● **What you are asked to do**: In the lines below, output everything from the first line through the line containing "df = pd.DataFrame(rows)" exactly as it is. Pictures are not part of the output.

● **Given data**:
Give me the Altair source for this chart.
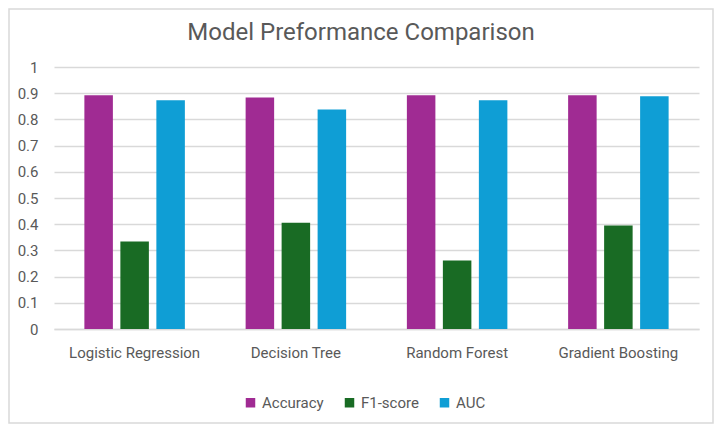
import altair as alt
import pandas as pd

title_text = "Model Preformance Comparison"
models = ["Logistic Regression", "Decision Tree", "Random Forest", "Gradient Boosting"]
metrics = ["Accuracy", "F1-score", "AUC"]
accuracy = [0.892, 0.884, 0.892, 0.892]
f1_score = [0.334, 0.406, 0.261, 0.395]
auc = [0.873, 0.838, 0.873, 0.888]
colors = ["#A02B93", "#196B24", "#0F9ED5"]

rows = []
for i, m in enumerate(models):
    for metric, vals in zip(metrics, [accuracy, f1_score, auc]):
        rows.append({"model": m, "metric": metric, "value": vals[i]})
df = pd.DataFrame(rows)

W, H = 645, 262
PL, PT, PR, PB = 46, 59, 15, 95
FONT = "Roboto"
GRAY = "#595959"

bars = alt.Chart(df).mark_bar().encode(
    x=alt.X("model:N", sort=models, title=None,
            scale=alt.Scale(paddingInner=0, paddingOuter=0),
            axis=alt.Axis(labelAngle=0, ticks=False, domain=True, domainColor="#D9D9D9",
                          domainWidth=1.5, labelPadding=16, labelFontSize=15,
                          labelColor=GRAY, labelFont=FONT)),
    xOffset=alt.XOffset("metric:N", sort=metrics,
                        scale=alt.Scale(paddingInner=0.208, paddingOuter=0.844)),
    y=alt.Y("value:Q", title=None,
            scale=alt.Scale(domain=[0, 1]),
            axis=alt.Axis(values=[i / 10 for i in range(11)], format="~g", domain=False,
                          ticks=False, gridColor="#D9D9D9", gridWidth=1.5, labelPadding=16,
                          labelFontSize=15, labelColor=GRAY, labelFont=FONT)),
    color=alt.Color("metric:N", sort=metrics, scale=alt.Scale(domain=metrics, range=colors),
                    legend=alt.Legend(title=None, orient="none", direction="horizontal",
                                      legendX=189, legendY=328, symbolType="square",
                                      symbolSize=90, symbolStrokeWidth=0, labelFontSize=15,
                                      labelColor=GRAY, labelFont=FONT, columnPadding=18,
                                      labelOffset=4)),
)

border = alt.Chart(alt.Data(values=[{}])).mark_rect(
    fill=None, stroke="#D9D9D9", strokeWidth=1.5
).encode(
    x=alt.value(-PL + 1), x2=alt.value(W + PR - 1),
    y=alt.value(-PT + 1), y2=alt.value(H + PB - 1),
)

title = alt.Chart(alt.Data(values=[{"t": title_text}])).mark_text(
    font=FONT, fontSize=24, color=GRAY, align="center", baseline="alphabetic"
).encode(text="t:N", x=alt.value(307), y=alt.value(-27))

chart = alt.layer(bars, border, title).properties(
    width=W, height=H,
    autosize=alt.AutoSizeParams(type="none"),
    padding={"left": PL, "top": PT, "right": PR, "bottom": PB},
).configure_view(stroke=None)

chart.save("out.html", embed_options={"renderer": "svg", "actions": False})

● **The solution**:
Give me the Altair source for this chart.
import altair as alt
import pandas as pd

title_text = "Model Preformance Comparison"
models = ["Logistic Regression", "Decision Tree", "Random Forest", "Gradient Boosting"]
metrics = ["Accuracy", "F1-score", "AUC"]
accuracy = [0.892, 0.884, 0.892, 0.892]
f1_score = [0.334, 0.406, 0.261, 0.395]
auc = [0.873, 0.838, 0.873, 0.888]
colors = ["#A02B93", "#196B24", "#0F9ED5"]

rows = []
for i, m in enumerate(models):
    for metric, vals in zip(metrics, [accuracy, f1_score, auc]):
        rows.append({"model": m, "metric": metric, "value": vals[i]})
df = pd.DataFrame(rows)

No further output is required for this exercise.